We know that compressed matter exists. In a neutron star, matter has been squeezed together so hard that the individual protons and electrons that normally make up atoms have combined to form neutrons. A neutron star with the mass of the Sun can be as little as twenty kilometers across, and a simple calculation tells us that the average density of such a body is about 475 million tons per cubic centimeter. That is still not at the limit of how far matter can be compressed. If the Sun were to become a black hole, as mentioned earlier, its Schwarzschild radius would be about three kilometers and its mean density twenty billion tons per cubic centimeter. McAndrew’s illustrious but unfortunate father developed an unspecified way of squeezing matter down to something between neutron star and black hole densities.

It is easy to calculate what it would be like if you were unwise enough to take hold of a speck of such compressed matter.
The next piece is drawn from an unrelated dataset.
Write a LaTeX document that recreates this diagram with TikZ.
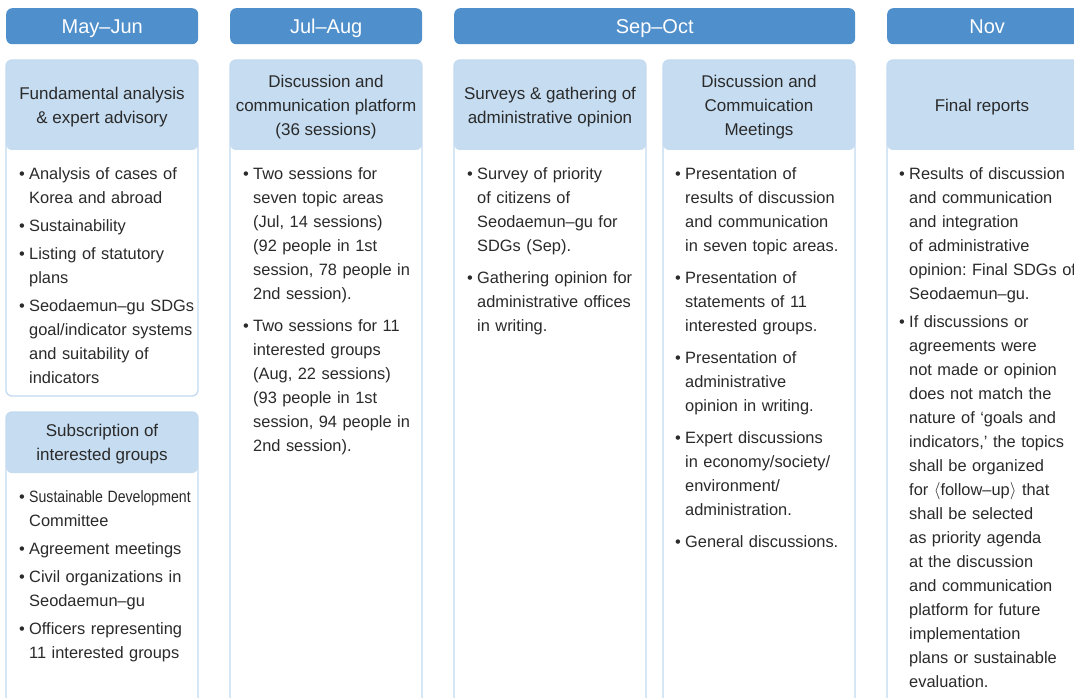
\documentclass[tikz,border=0pt]{standalone}
\usepackage{fontspec}
\usepackage{graphicx}
\setmainfont{Liberation Sans}
\usetikzlibrary{positioning}

\definecolor{monthblue}{HTML}{4F8FCB}
\definecolor{titleblue}{HTML}{C5DCF1}
\definecolor{edgeblue}{HTML}{C3DAF0}
\definecolor{ink}{HTML}{2A2A2A}

\frenchspacing
\newcommand\bul{\hangindent=10pt\hangafter=1\noindent\makebox[10pt][l]{\textbullet}\ignorespaces}
\newcommand\itm[1][4pt]{\par\vspace{#1}\bul}

\begin{document}
\begin{tikzpicture}[x=1pt,y=-1pt,
  month/.style={fill=monthblue,rounded corners=6pt,text=white,font=\fontsize{20}{24}\selectfont,
    minimum width=#1,minimum height=36pt,inner sep=0pt,text height=14.4pt,text depth=0pt,anchor=north west},
  card/.style n args={3}{draw=edgeblue,line width=1.3pt,fill=white,rounded corners=6pt,
    anchor=north west,inner sep=0pt,outer sep=0pt,minimum width=#1,minimum height=#2,
    path picture={\fill[titleblue] (path picture bounding box.north west)
      rectangle ([yshift=-#3]path picture bounding box.north east);}},
  ttl/.style={align=center,text=ink,inner sep=0pt,font=\fontsize{17}{24}\selectfont},
  lst/.style={align=left,text=ink,inner sep=0pt,anchor=north west,text width=190pt,
    font=\fontsize{16.4}{24}\selectfont}
]
\useasboundingbox (0,0) rectangle (1074,698);
\clip (0,0) rectangle (1074,698);

\node[month=192pt] (mayjun) at (6,8) {May–Jun};
\node[month=192pt] (julaug) at (230,8) {Jul–Aug};
\node[month=401pt] (sepoct) at (454,8) {Sep–Oct};
\node[month=200pt] (nov) at (887,8) {Nov};

\node[card={192pt}{336pt}{90pt}] (fund) at (6,60) {};
\node[card={192pt}{300pt}{61pt}] (subs) at (6,412) {};
\node[card={192pt}{660pt}{90pt}] (plat) at (230,60) {};
\node[card={192pt}{660pt}{90pt}] (surv) at (454,60) {};
\node[card={192pt}{660pt}{90pt}] (meet) at (663,60) {};
\node[card={200pt}{660pt}{90pt}] (final) at (887,60) {};

\node[ttl] (fundt) at (102,107) {Fundamental analysis\\\& expert advisory};
\node[ttl] (subst) at (102,444) {Subscription of\\interested groups};
\node[ttl] (platt) at (326,107) {Discussion and\\communication platform\\(36 sessions)};
\node[ttl] (survt) at (550,107) {Surveys \& gathering of\\administrative opinion};
\node[ttl] (meett) at (759,107) {Discussion and\\Commuication\\Meetings};
\node[ttl] (finalt) at (982,107) {Final reports};

\node[lst] (fundl) at (19,167) {\bul Analysis of cases of\newline Korea and abroad
  \itm Sustainability
  \itm Listing of statutory\newline plans
  \itm Seodaemun–gu SDGs\newline goal/indicator systems\newline and suitability of\newline indicators\par};
\node[lst] (subsl) at (19,490) {\bul \scalebox{0.86}[1]{Sustainable Development}\newline Committee
  \itm Agreement meetings
  \itm Civil organizations in\newline Seodaemun–gu
  \itm Officers representing\newline 11 interested groups\par};
\node[lst] (platl) at (243,167) {\bul Two sessions for\newline seven topic areas\newline (Jul, 14 sessions)\newline (92 people in 1st\newline session, 78 people in\newline 2nd session).
  \itm[8pt] Two sessions for 11\newline interested groups\newline (Aug, 22 sessions)\newline (93 people in 1st\newline session, 94 people in\newline 2nd session).\par};
\node[lst] (survl) at (467,167) {\bul Survey of priority\newline of citizens of\newline Seodaemun–gu for\newline SDGs (Sep).
  \itm[8pt] Gathering opinion for\newline administrative offices\newline in writing.\par};
\node[lst] (meetl) at (675,167) {\bul Presentation of\newline results of discussion\newline and communication\newline in seven topic areas.
  \itm[8pt] Presentation of\newline statements of 11\newline interested groups.
  \itm[8pt] Presentation of\newline administrative\newline opinion in writing.
  \itm[8pt] Expert discussions\newline in economy/society/\newline environment/\newline administration.
  \itm[8pt] General discussions.\par};
\node[lst] (finall) at (899,167) {\bul Results of discussion\newline and communication\newline and integration\newline of administrative\newline opinion: Final SDGs of\newline Seodaemun–gu.
  \itm If discussions or\newline agreements were\newline not made or opinion\newline does not match the\newline nature of ‘goals and\newline indicators,’ the topics\newline shall be organized\newline for $\langle$follow–up$\rangle$ that\newline shall be selected\newline as priority agenda\newline at the discussion\newline and communication\newline platform for future\newline implementation\newline plans or sustainable\newline evaluation.\par};
\end{tikzpicture}
\end{document}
And it might well be a speck. An eighteen thousand ton asteroid in normal conditions would be a substantial lump of rock about twenty meters across. Squeeze it to a density of three billion tons per cubic centimeter, and it becomes a tiny ball with radius 0.11 millimeters. Its surface gravity is almost ten thousand gees.

The gravitational force falls off rapidly with distance, so if you were a meter away from the mote of matter you would probably be unaware of its existence. It would pull you toward it with a mere ten-millionth of a gee. But take hold of it, and that’s a different story. Ten thousand gees would suck any known material, no matter how strong, toward and into the ball. That process would continue, until either you sacrificed some skin and broke free, or you were eventually totally absorbed. In practice, I think that McAndrew’s father would have realized what was happening and found a way to free himself. He would have plenty of time, because the absorption process into the compressed matter sphere would be slow. That, however, would not have made as interesting a story.